To be done »
Filter for the word "chart" and keep each matching line.

Provided data »

"""

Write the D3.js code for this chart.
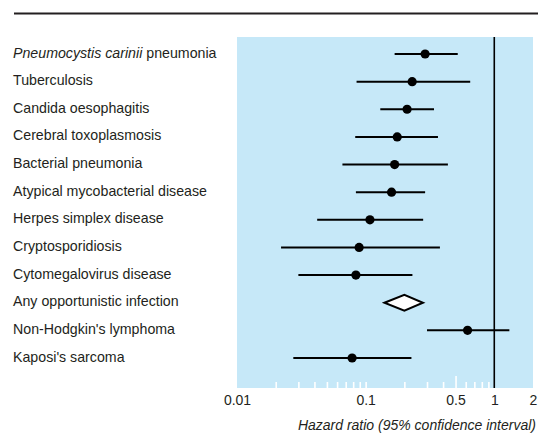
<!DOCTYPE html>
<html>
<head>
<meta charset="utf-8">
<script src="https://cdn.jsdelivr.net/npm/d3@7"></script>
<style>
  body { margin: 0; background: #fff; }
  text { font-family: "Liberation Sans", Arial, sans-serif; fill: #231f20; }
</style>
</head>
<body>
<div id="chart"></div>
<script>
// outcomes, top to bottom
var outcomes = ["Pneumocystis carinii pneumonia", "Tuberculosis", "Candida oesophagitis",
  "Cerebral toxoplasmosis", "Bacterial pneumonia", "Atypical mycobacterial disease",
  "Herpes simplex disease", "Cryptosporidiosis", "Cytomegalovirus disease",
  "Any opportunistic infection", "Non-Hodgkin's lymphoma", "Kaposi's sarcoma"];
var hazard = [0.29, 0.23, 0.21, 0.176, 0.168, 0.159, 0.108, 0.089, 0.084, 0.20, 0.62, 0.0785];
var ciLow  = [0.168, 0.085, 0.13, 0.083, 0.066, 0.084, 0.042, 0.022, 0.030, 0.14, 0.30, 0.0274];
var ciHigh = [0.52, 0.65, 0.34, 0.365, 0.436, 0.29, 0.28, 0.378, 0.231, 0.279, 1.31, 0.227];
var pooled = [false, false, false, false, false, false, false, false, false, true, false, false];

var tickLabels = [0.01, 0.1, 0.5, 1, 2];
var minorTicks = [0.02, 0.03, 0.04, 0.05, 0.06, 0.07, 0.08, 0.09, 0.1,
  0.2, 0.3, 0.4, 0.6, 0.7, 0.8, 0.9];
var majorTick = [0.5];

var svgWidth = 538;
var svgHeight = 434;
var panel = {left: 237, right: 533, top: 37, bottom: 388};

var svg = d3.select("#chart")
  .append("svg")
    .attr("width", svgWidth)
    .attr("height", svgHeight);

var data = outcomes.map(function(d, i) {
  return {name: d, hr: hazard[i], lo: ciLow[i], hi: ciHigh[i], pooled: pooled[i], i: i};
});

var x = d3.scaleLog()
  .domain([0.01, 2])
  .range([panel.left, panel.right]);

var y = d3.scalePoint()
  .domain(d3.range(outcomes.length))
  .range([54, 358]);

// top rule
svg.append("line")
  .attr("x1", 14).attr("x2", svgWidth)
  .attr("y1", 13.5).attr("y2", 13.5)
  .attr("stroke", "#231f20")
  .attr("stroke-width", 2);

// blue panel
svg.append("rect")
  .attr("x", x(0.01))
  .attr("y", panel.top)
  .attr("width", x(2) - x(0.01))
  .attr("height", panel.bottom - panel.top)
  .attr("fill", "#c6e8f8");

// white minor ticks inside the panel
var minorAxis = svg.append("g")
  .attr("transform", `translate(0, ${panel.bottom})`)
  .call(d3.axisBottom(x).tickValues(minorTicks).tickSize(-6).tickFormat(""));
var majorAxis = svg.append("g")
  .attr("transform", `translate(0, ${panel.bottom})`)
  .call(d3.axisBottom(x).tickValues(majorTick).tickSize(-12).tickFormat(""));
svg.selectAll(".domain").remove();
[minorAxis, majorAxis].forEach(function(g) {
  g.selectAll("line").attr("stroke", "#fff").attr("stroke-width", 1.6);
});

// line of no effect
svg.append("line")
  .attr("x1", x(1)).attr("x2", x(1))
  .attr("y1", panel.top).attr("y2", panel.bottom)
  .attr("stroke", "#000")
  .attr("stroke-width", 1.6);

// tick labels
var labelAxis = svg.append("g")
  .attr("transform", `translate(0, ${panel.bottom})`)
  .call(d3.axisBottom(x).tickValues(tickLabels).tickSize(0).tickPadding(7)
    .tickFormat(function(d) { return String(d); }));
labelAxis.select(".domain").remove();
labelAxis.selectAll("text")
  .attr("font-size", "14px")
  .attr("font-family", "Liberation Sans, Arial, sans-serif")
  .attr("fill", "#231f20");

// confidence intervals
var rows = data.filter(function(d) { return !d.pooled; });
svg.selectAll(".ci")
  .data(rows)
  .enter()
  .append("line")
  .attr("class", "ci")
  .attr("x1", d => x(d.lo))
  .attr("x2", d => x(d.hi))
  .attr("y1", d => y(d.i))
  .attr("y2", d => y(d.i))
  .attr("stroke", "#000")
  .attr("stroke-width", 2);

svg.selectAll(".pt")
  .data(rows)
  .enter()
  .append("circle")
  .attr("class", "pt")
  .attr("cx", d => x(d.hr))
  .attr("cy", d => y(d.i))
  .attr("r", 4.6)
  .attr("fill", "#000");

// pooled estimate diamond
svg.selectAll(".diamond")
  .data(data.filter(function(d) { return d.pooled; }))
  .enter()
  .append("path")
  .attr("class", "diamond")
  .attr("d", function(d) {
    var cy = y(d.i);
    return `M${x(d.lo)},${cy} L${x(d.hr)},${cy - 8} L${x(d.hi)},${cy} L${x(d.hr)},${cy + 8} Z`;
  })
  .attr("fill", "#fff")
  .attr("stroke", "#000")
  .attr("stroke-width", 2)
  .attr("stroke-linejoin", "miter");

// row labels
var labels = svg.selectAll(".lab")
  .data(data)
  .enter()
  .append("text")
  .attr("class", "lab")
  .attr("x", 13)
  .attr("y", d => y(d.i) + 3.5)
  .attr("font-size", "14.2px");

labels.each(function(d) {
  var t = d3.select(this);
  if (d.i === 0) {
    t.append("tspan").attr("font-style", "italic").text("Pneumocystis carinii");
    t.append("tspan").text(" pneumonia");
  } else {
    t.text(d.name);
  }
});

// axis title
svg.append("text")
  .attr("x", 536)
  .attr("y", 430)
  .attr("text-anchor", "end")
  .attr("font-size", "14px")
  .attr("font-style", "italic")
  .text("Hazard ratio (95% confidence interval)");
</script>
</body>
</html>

"""

Solution for this problem »
Write the D3.js code for this chart.
<div id="chart"></div>
var svg = d3.select("#chart")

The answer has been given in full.